Twenty-three fatal workplace accidents in 2015

- more than half in mining, Ministry of Social Protection says

In what was considered to be, perhaps, the worst year for on-the-job fatalities in living memory, 2015 saw the loss of 23 lives in workplace accidents, most if not all of which were widely believed to have been avoidable.

And in a year when intensified gold-mining activities were believed to have witnessed a reduced focus on mine site safety, more than half of those fatalities occurred in the mining sector.

Government officials and miners at the scene of last May’s multiple fatality mining accident at Mahdia
Government officials and miners at the scene of last May’s multiple fatality mining accident at Mahdia

Statistics compiled by the Ministry of Social Protection and seen by this newspaper indicate that the single biggest of these tragedies occurred on May 17 last year when a pit caved in at the Imran Khan Mining Camp at Mowsie Backdam in Region Eight claimed the lives of ten mining sector employees. Two weeks later, on May 31, another miner died in a separate pit cave in at the same mining operation. Four more fatalities in the mining sector resulting from pit cave ins were recorded in separate incidents last year.

According to the ministry’s record of workplace fatalities in 2015, one fatality each was recorded at Gafoor Industries, Caricom Rice Mills, Arjun Trucking Services, GTM, Golden Grove Rice Mills and China Harbour.

Under the previous political administration, the then Ministry of Labour had come under fire for what was felt to be official indifference to enforcing workplace safety and health rules and protocols. The mining sector, particularly, had come under fire over allegations that ‘gold fever’ had led to an absence of mindfulness of workers’ safety among mines managers, a point which was restated by Minister in the Ministry of Natural Resources Simona Broomes during her tenure at the Ministry of Social Protection.

Interestingly, Broomes’ reassignment to the Natural Resources Ministry means that while mining falls under the portfolio of Natural Resources and Environment Minister Raphael Trotman, she keeps much of the responsibility for safety in the mining sector. A few weeks ago, following a visit to Mahdia, Broomes restated her intention to work with the sector to improve safety and health standards.

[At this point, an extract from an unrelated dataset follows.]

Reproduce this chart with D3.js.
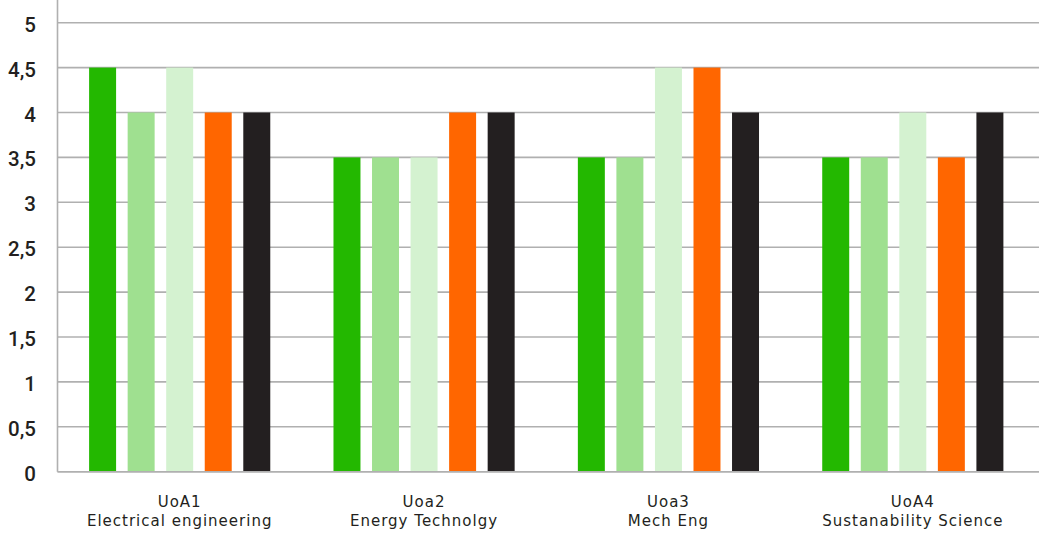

The ministry’s report, meanwhile, makes no mention of the status of the various reports that ought, correctly, to come out of workplace accidents, including matters of causes and compensation. Stabroek Business understands that official investigations into many of these accidents and the settlement of compensation issues, where applicable, remain incomplete and that the settlement of most workplace accidents eventually end up being bilateral matters.